Ghana’s fragile economic recovery has received a cautious vote of confidence as Moody’s Investors Service upgraded the country’s outlook to “positive” from “stable”.
The ratings agency, in its latest assessment, said the revision reflects easing domestic financing pressures and signs of policy traction as the West African nation emerges from one of its deepest economic crises in decades.
Ghana, a major producer of gold, crude oil and cocoa, has faced severe macroeconomic headwinds in recent years, culminating in a debt default that forced authorities to suspend domestic bond issuances in 2023.
However, Moody’s noted that recent reforms are beginning to yield results. “Domestic financing costs have declined amid monetary easing and an improved fiscal position, while the resumption of domestic bond issuances will, if sustained, gradually reduce rollover risk,” the agency stated.

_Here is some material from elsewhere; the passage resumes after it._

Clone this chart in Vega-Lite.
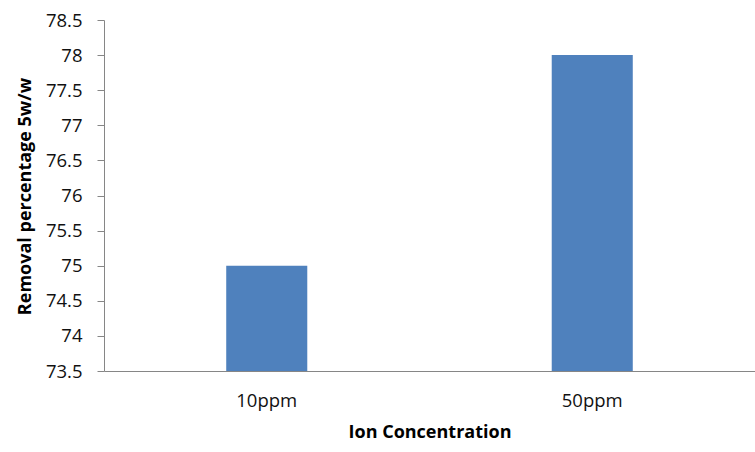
{
  "$schema": "https://vega.github.io/schema/vega-lite/v6.json",
  "autosize": "none",
  "width": 651,
  "height": 351,
  "padding": {"left": 104, "top": 20, "right": 0, "bottom": 81},
  "background": "white",
  "data": {"values": [
    {"conc": "10ppm", "removal": 75},
    {"conc": "50ppm", "removal": 78}
  ]},
  "mark": {"type": "bar", "color": "#4F81BD", "clip": true},
  "encoding": {
    "x": {
      "field": "conc", "type": "nominal", "sort": null,
      "scale": {"paddingInner": 0.751, "paddingOuter": 0.3755},
      "axis": {
        "title": "Ion Concentration",
        "labelAngle": 0, "ticks": false, "tickSize": 0,
        "domainColor": "#868686", "domainWidth": 1,
        "labelFont": "Open Sans", "labelFontSize": 18.5, "labelColor": "#111111",
        "labelBaseline": "middle", "labelPadding": 29,
        "titleFont": "Open Sans", "titleFontSize": 18, "titleFontWeight": "bold", "titleColor": "#000000",
        "titleBaseline": "middle", "titleY": 61, "titleAnchor": "middle"
      }
    },
    "y": {
      "field": "removal", "type": "quantitative",
      "scale": {"domain": [73.5, 78.5], "zero": false, "nice": false},
      "axis": {
        "title": "Removal percentage 5w/w",
        "values": [73.5, 74, 74.5, 75, 75.5, 76, 76.5, 77, 77.5, 78, 78.5],
        "format": "~g",
        "grid": false,
        "domainColor": "#868686", "tickColor": "#868686", "tickSize": 7,
        "labelFont": "Open Sans", "labelFontSize": 18.5, "labelColor": "#111111",
        "labelPadding": 15, "labelBaseline": "middle",
        "titleFont": "Open Sans", "titleFontSize": 18, "titleFontWeight": "bold", "titleColor": "#000000",
        "titleAngle": -90, "titleX": -79, "titleY": 176, "titleAlign": "center", "titleBaseline": "middle"
      }
    },
    "y2": {"datum": 73.5}
  },
  "config": {"view": {"stroke": null}}
}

In a significant policy shift, the government lifted restrictions on local bond sales in March, paving the way for a return to the domestic debt market. This culminated in the issuance of a seven-year bond in April — the first since the suspension — a move analysts say signals renewed investor confidence and a gradual reopening of financing channels.
Finance Minister Cassiel Ato Forson had earlier struck an optimistic tone, telling parliament in November that the economy is on track for sustained expansion in 2026, underpinned by fiscal consolidation and structural reforms.
Despite the improved outlook, Moody’s retained Ghana’s sovereign rating at “Caa1”, underscoring persistent credit risks. The agency warned that the country remains highly exposed to exchange rate volatility and swings in global commodity prices, risks further amplified by geopolitical tensions, including the ongoing Middle East crisis.